This expense in France and the Low Countries
was a particular annoyance for Edward as in the course of the war the primary goal of his foreign
policy had switched from France to Scotland. King Alexander III had died there in 1286 leaving his
three year old granddaughter, Margaret of Norway, as his heir. But Margaret died in 1290, bringing
to an end the direct line of King William the Lion which had ruled Scotland for over 120 years.
There were now over a dozen contenders for the Scottish crown, but the two foremost were Robert
Bruce, fifth Lord of Annandale, and John Balliol, Lord of Galloway. In order to prevent the country
sliding into civil war the Council of Guardians which had been appointed in Scotland to govern
during Margaret’s youth appealed to King Edward to act as an arbitrator. Edward now viewed this as
an opportunity to re-establish a greater degree of English influence over Scottish affairs. As with
Wales, Edward viewed Scotland as a subordinate part of the Kingdom of England, one which England
had exercised a significant amount of influence over since the late eleventh century when William
the Conqueror and his successor, William II, had established a degree of Norman control
over the northern kingdom. While this had lagged in the course of the century prior to
his accession Edward viewed the succession crisis as a good opportunity to re-assert
English royal power in Scotland. Accordingly, after he supported the candidacy of John Balliol
who became King John I in 1292 Edward made it clear that he now considered Balliol a vassal who
was expected to pay homage to him and Scotland as a quasi-subject kingdom.
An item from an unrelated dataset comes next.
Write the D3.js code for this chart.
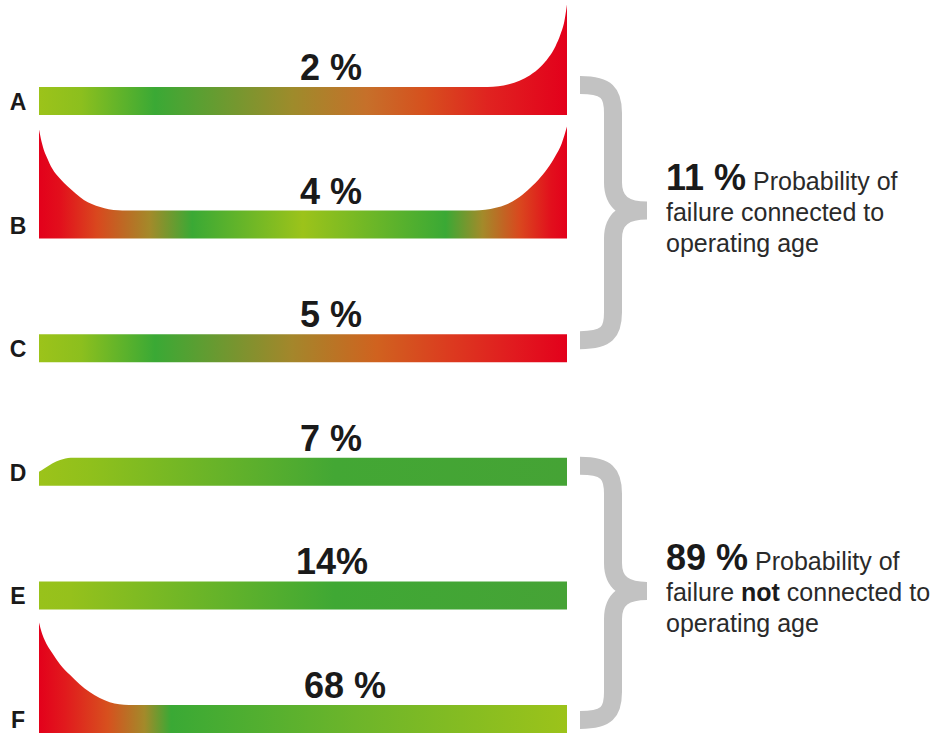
<!DOCTYPE html>
<html>
<head>
<meta charset="utf-8">
<script src="https://cdn.jsdelivr.net/npm/d3@7"></script>
<style>
  html, body { margin: 0; padding: 0; background: #ffffff; }
  svg { display: block; }
  text { font-family: "Liberation Sans", Arial, Helvetica, sans-serif; }
</style>
</head>
<body>
<svg id="chart" width="940" height="733"></svg>
<script>
// ---------------- DATA ----------------
const patterns = ["A", "B", "C", "D", "E", "F"];
const shares = ["2 %", "4 %", "5 %", "7 %", "14%", "68 %"];
// conditional failure probability profile (age 0..100, relative hazard; 1 = flat level)
const profileA = [[0,1],[85,1],[87,1.03],[89,1.1],[91,1.22],[93,1.42],[95,1.72],[96.5,2.05],[97.8,2.45],[98.8,2.9],[99.5,3.35],[100,3.95]];
const profileB = [[0,3.9],[0.5,3.45],[1,3.12],[1.5,2.9],[2.5,2.5],[4,2.14],[5.5,1.85],[7,1.6],[8.5,1.38],[10,1.24],[11.6,1.13],[13.2,1.05],[15,1.01],[16.5,1],
                  [82.5,1],[84.5,1.03],[86.5,1.1],[88.5,1.22],[90.5,1.42],[92.5,1.72],[94.5,2.08],[96.3,2.5],[97.8,2.95],[99,3.4],[100,4.0]];
const profileC = [[0,1],[100,1]];
const profileD = [[0,0.5],[1,0.62],[2.5,0.8],[4,0.92],[6,1],[100,1]];
const profileE = [[0,1],[100,1]];
const profileF = [[0,3.95],[0.5,3.6],[1,3.35],[2.5,2.86],[4,2.45],[5.9,2.07],[7.7,1.74],[9.6,1.46],[11.5,1.25],[13.4,1.1],[15.2,1.03],[17,1],[100,1]];
const profiles = [profileA, profileB, profileC, profileD, profileE, profileF];
// colour along operating age (offset 0..1)
const stopsA = [[0,"#9cc31a"],[0.08,"#8cbf1e"],[0.22,"#3aa935"],[0.48,"#9e8b2b"],[0.62,"#c6702a"],[0.73,"#d6501e"],[0.85,"#e02320"],[1,"#e3001b"]];
const stopsB = [[0,"#e3001b"],[0.04,"#e20f1c"],[0.11,"#d9481e"],[0.21,"#a38a2a"],[0.29,"#3aa935"],[0.5,"#9cc31a"],[0.77,"#3aa935"],[0.84,"#a38a2a"],[0.91,"#d9481e"],[0.97,"#e20f1c"],[1,"#e3001b"]];
const stopsC = [[0,"#9cc31a"],[0.08,"#8cbf1e"],[0.22,"#3aa935"],[0.48,"#a4862b"],[0.64,"#d0621f"],[0.78,"#dc3a1f"],[0.9,"#e11a1f"],[1,"#e3001b"]];
const stopsD = [[0,"#9cc31a"],[0.1,"#8fc01c"],[0.56,"#43a734"],[1,"#45a335"]];
const stopsE = [[0,"#98c21b"],[0.06,"#95c11c"],[0.56,"#3fa834"],[1,"#46a336"]];
const stopsF = [[0,"#e3001b"],[0.05,"#e11a1d"],[0.13,"#d7501e"],[0.2,"#a38a2a"],[0.25,"#3aa935"],[0.6,"#6db52a"],[1,"#9cc31a"]];
const stops = [stopsA, stopsB, stopsC, stopsD, stopsE, stopsF];
// groups
const groupTitles = ["11 %", "89 %"];
const groupLines = [
  [[" Probability of"], ["failure connected to"], ["operating age"]],
  [[" Probability of"], ["failure ", "not", " connected to"], ["operating age"]]
];
const groupMembers = [["A", "C"], ["D", "F"]];

// ---------------- SCALES ----------------
const svg = d3.select("#chart");
const x = d3.scaleLinear().domain([0, 100]).range([39, 567]);
const yRow = d3.scalePoint().domain(patterns).range([101, 719]);
const barH = 28;
const h = d3.scaleLinear().domain([0, 4]).range([0, 4 * barH]);
const braceTopOffset = [-16, -6];
const braceBotOffset = [-8, 1];

const defs = svg.append("defs");
patterns.forEach((p, i) => {
  const g = defs.append("linearGradient")
    .attr("id", "grad" + p)
    .attr("gradientUnits", "userSpaceOnUse")
    .attr("x1", x(0)).attr("x2", x(100)).attr("y1", 0).attr("y2", 0);
  g.selectAll("stop").data(stops[i]).join("stop")
    .attr("offset", d => d[0])
    .attr("stop-color", d => d[1]);
});

// ---------------- SHAPES ----------------
patterns.forEach((p, i) => {
  const bottom = yRow(p) + barH / 2;
  const area = d3.area()
    .x(d => x(d[0]))
    .y0(bottom)
    .y1(d => bottom - h(d[1]))
    .curve(d3.curveMonotoneX);
  svg.append("path")
    .datum(profiles[i])
    .attr("d", area)
    .attr("fill", "url(#grad" + p + ")");

  svg.append("text")
    .attr("x", 18).attr("y", yRow(p) + 9)
    .attr("text-anchor", "middle")
    .attr("font-size", 23).attr("font-weight", "bold")
    .attr("fill", "#1a1a1a")
    .text(p);

  svg.append("text")
    .attr("x", i === 5 ? 345 : (i === 4 ? 332 : 331))
    .attr("y", yRow(p) - barH / 2 - 7)
    .attr("text-anchor", "middle")
    .attr("font-size", 36).attr("font-weight", "bold")
    .attr("fill", "#1a1a1a")
    .text(shares[i]);
});

// ---------------- BRACES ----------------
function bracePath(xl, yTop, yTip, yBot, xv, xTip) {
  const p = d3.path();
  p.moveTo(xl, yTop);
  p.bezierCurveTo(xv - 6, yTop, xv, yTop + 8, xv, yTop + 28);
  p.lineTo(xv, yTip - 28);
  p.bezierCurveTo(xv, yTip - 8, xv + 12, yTip, xTip, yTip);
  p.moveTo(xTip, yTip);
  p.bezierCurveTo(xv + 12, yTip, xv, yTip + 8, xv, yTip + 28);
  p.lineTo(xv, yBot - 28);
  p.bezierCurveTo(xv, yBot - 8, xv - 6, yBot, xl, yBot);
  return p.toString();
}

groupMembers.forEach((m, gi) => {
  const yTop = yRow(m[0]) + braceTopOffset[gi];
  const yBot = yRow(m[1]) + braceBotOffset[gi];
  const yTip = (yTop + yBot) / 2 - 2;
  svg.append("path")
    .attr("d", bracePath(580, yTop, yTip, yBot, 613, 647))
    .attr("fill", "none")
    .attr("stroke", "#c2c2c2")
    .attr("stroke-width", 18);

  const tx = 666;
  const ty = yTip - 21;
  const t = svg.append("text").attr("x", tx).attr("y", ty).attr("fill", "#1f1f1f");
  t.append("tspan").attr("font-size", 36).attr("font-weight", "bold").attr("fill", "#1a1a1a").text(groupTitles[gi]);
  groupLines[gi].forEach((line, li) => {
    const lt = li === 0 ? t : svg.append("text").attr("x", tx).attr("y", ty + li * 31).attr("fill", "#1f1f1f");
    line.forEach(seg => {
      lt.append("tspan")
        .attr("font-size", 25)
        .attr("font-weight", seg === "not" ? "bold" : "normal")
        .attr("fill", seg === "not" ? "#1a1a1a" : "#2a2a2a")
        .style("white-space", "pre")
        .text(seg);
    });
  });
});
</script>
</body>
</html>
Balliol and the
Scots, however, were unwilling to countenance this and after war broke out between England and
France in 1294 Balliol not only refused to send Scottish troops to aid Edward, but entered into
negotiations with the French to form an alliance. This was largely the trigger for Edward’s
decision to invade and occupy Scotland in 1296. Edward ordered an army to prepare at Newcastle
upon Tyne in March 1296. At the same time he sent envoys north with demands of the Scots that
they hand over the border castles of Roxburgh, Jedburgh and Berwick as surety against any
potential alliance they might form with the French. The Scots not only refused this, but a
Scottish army led by John Comyn, Earl of Buchan, moved south into England against Carlisle Castle
on the 26th of March 1296. Here Edward had appointed Robert Bruce, sixth Lord of Annandale,
as governor of Carlisle Castle. It is indicative of how some Scottish lords at the time did indeed
view Edward as a sovereign with some considerable rights over Scotland that they were willing to
engage in service to the English monarchy even within England. Bruce’s son and namesake would
play a major role in the events which would follow over the next thirty years in Anglo-Scottish
relations. Comyn failed to seize Carlisle Castle, though his forces did set fire to the town,
while further border raids followed by the Scots throughout April. This, however, was as
good as military affairs would proceed for the Scottish in 1296. In late March Edward led his
forces across the River Tweed into Scotland. They seized Berwick, at that time the southern outpost
of Scotland, within days and Edward made his headquarters here for some time while he planned
his next move, as the Scots prepared their forces near Dunbar Castle a few miles up the coast of
Scotland from Berwick. It was here that the early stage of what would become a long thirty year war
between England and Scotland would be decided. The Battle of Dunbar was fought between
Edward’s forces led by John de Warenne, sixth earl of Surrey, and the Scots led by John
Comyn, earl of Buchan, on the 27th of April 1296. It appears from the surviving evidence that
this was largely a clash between two relatively small cavalry forces consisting of perhaps a few
hundred heavy cavalry on both sides. The Scots held a strong position on the high ground but
their lines broke up when they believed that the English were leaving the field. Consequently an
organised English cavalry charge routed the Scots and sent them fleeing. About 100 Scottish lords
and knights were taken prisoner and the following day when Edward appeared in person, Dunbar Castle
surrendered. In the aftermath of the battle several other major castles across Lowland
Scotland simply surrendered to Edward’s invading forces. Edinburgh Castle held out,
but also fell after a week long siege. Thus, a brief campaign had ended in total victory
for Edward. King John Balliol surrendered, hoping for mercy, but Edward had him stripped
of his crown and sent him south to captivity in England. Shortly afterwards Edward headed south
himself with the Stone of Scone, the traditional inauguration stone of Scottish kings, in his
train. The importance of this was clear. John was no longer King of Scotland and the country would
have no other king but Edward henceforth. Edward viewed this as the simple culmination of a process
that had begun over 200 years earlier when William the Conqueror and William II had begun asserting
a degree of English control over Scotland. In the aftermath of the campaign of 1296 the
government of Scotland was largely handed over to Englishmen, with English garrisons established
at key locations throughout the country. However, the victory had ultimately been far too easily
won and the back had never really been broken on Scottish resistance. Moreover, as Edward became
once again preoccupied with events in France the opportunity was quickly presented in
1297 for a revolt. This was led by three individuals. Robert Bruce, who would many
years later become a King of Scotland himself, was the grandson of Robert Bruce who
had been a contender to the throne back in the early 1290s before Balliol was made
king. A second rebel leader was Andrew de Moray, a prominent esquire from north-eastern Scotland.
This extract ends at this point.